> _DATASET CONTENT_
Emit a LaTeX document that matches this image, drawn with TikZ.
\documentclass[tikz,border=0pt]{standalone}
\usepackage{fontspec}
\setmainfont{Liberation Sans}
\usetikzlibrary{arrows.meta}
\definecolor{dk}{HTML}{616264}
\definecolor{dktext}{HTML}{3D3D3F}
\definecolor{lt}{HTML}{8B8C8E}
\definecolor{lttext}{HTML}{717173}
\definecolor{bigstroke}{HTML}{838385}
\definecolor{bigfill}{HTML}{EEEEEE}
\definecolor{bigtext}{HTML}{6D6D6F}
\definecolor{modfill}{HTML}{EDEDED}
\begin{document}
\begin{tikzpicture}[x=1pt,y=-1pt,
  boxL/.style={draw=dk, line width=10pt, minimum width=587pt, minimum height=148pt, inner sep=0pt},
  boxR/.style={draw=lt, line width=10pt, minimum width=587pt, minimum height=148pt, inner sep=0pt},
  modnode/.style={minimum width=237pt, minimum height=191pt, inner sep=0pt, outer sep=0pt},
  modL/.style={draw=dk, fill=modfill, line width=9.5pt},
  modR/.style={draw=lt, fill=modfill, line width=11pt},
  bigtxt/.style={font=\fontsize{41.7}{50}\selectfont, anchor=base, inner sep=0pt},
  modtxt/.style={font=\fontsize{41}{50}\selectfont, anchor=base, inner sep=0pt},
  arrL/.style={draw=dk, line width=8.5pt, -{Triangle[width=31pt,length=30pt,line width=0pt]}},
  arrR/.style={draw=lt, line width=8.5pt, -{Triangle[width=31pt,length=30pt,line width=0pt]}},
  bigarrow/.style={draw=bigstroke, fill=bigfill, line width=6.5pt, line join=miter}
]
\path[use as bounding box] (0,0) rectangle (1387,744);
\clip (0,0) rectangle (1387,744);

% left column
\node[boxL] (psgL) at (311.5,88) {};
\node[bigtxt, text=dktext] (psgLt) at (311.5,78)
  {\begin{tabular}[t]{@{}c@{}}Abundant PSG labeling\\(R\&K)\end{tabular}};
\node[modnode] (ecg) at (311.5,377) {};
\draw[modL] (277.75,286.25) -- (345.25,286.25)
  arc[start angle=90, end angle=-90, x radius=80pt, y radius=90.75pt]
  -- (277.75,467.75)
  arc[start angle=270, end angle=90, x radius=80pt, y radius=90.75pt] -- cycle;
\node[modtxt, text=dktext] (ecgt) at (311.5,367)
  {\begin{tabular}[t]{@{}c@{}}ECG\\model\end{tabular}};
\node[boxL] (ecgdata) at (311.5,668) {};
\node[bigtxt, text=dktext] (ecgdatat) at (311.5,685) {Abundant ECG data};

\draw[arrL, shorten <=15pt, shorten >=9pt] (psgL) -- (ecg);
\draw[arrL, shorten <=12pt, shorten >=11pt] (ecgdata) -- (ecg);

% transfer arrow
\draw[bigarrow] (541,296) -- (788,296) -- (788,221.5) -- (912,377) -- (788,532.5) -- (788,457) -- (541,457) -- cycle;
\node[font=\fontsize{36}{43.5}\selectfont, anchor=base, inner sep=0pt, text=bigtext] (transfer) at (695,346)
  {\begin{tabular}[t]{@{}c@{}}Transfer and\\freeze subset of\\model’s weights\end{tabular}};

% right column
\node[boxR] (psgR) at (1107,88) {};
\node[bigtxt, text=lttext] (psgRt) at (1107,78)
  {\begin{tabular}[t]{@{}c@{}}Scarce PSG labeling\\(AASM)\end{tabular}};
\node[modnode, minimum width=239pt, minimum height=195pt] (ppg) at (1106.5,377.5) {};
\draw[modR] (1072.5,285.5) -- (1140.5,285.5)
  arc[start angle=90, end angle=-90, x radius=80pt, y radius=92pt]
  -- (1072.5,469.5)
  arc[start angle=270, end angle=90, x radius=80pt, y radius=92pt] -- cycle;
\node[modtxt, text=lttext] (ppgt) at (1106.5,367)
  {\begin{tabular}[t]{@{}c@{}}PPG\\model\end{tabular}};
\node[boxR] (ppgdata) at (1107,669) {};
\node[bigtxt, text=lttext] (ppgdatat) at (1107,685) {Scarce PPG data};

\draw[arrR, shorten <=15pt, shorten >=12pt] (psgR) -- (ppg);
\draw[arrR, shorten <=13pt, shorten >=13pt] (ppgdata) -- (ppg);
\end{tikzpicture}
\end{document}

> _EXERCISE OBJECTIVE_
Return all the data exactly as given.

> _RESPONSE FOR THIS EXERCISE_
Emit a LaTeX document that matches this image, drawn with TikZ.
\documentclass[tikz,border=0pt]{standalone}
\usepackage{fontspec}
\setmainfont{Liberation Sans}
\usetikzlibrary{arrows.meta}
\definecolor{dk}{HTML}{616264}
\definecolor{dktext}{HTML}{3D3D3F}
\definecolor{lt}{HTML}{8B8C8E}
\definecolor{lttext}{HTML}{717173}
\definecolor{bigstroke}{HTML}{838385}
\definecolor{bigfill}{HTML}{EEEEEE}
\definecolor{bigtext}{HTML}{6D6D6F}
\definecolor{modfill}{HTML}{EDEDED}
\begin{document}
\begin{tikzpicture}[x=1pt,y=-1pt,
  boxL/.style={draw=dk, line width=10pt, minimum width=587pt, minimum height=148pt, inner sep=0pt},
  boxR/.style={draw=lt, line width=10pt, minimum width=587pt, minimum height=148pt, inner sep=0pt},
  modnode/.style={minimum width=237pt, minimum height=191pt, inner sep=0pt, outer sep=0pt},
  modL/.style={draw=dk, fill=modfill, line width=9.5pt},
  modR/.style={draw=lt, fill=modfill, line width=11pt},
  bigtxt/.style={font=\fontsize{41.7}{50}\selectfont, anchor=base, inner sep=0pt},
  modtxt/.style={font=\fontsize{41}{50}\selectfont, anchor=base, inner sep=0pt},
  arrL/.style={draw=dk, line width=8.5pt, -{Triangle[width=31pt,length=30pt,line width=0pt]}},
  arrR/.style={draw=lt, line width=8.5pt, -{Triangle[width=31pt,length=30pt,line width=0pt]}},
  bigarrow/.style={draw=bigstroke, fill=bigfill, line width=6.5pt, line join=miter}
]
\path[use as bounding box] (0,0) rectangle (1387,744);
\clip (0,0) rectangle (1387,744);

% left column
\node[boxL] (psgL) at (311.5,88) {};
\node[bigtxt, text=dktext] (psgLt) at (311.5,78)
  {\begin{tabular}[t]{@{}c@{}}Abundant PSG labeling\\(R\&K)\end{tabular}};
\node[modnode] (ecg) at (311.5,377) {};
\draw[modL] (277.75,286.25) -- (345.25,286.25)
  arc[start angle=90, end angle=-90, x radius=80pt, y radius=90.75pt]
  -- (277.75,467.75)
  arc[start angle=270, end angle=90, x radius=80pt, y radius=90.75pt] -- cycle;
\node[modtxt, text=dktext] (ecgt) at (311.5,367)
  {\begin{tabular}[t]{@{}c@{}}ECG\\model\end{tabular}};
\node[boxL] (ecgdata) at (311.5,668) {};
\node[bigtxt, text=dktext] (ecgdatat) at (311.5,685) {Abundant ECG data};

\draw[arrL, shorten <=15pt, shorten >=9pt] (psgL) -- (ecg);
\draw[arrL, shorten <=12pt, shorten >=11pt] (ecgdata) -- (ecg);

% transfer arrow
\draw[bigarrow] (541,296) -- (788,296) -- (788,221.5) -- (912,377) -- (788,532.5) -- (788,457) -- (541,457) -- cycle;
\node[font=\fontsize{36}{43.5}\selectfont, anchor=base, inner sep=0pt, text=bigtext] (transfer) at (695,346)
  {\begin{tabular}[t]{@{}c@{}}Transfer and\\freeze subset of\\model’s weights\end{tabular}};

% right column
\node[boxR] (psgR) at (1107,88) {};
\node[bigtxt, text=lttext] (psgRt) at (1107,78)
  {\begin{tabular}[t]{@{}c@{}}Scarce PSG labeling\\(AASM)\end{tabular}};
\node[modnode, minimum width=239pt, minimum height=195pt] (ppg) at (1106.5,377.5) {};
\draw[modR] (1072.5,285.5) -- (1140.5,285.5)
  arc[start angle=90, end angle=-90, x radius=80pt, y radius=92pt]
  -- (1072.5,469.5)
  arc[start angle=270, end angle=90, x radius=80pt, y radius=92pt] -- cycle;
\node[modtxt, text=lttext] (ppgt) at (1106.5,367)
  {\begin{tabular}[t]{@{}c@{}}PPG\\model\end{tabular}};
\node[boxR] (ppgdata) at (1107,669) {};
\node[bigtxt, text=lttext] (ppgdatat) at (1107,685) {Scarce PPG data};

\draw[arrR, shorten <=15pt, shorten >=12pt] (psgR) -- (ppg);
\draw[arrR, shorten <=13pt, shorten >=13pt] (ppgdata) -- (ppg);
\end{tikzpicture}
\end{document}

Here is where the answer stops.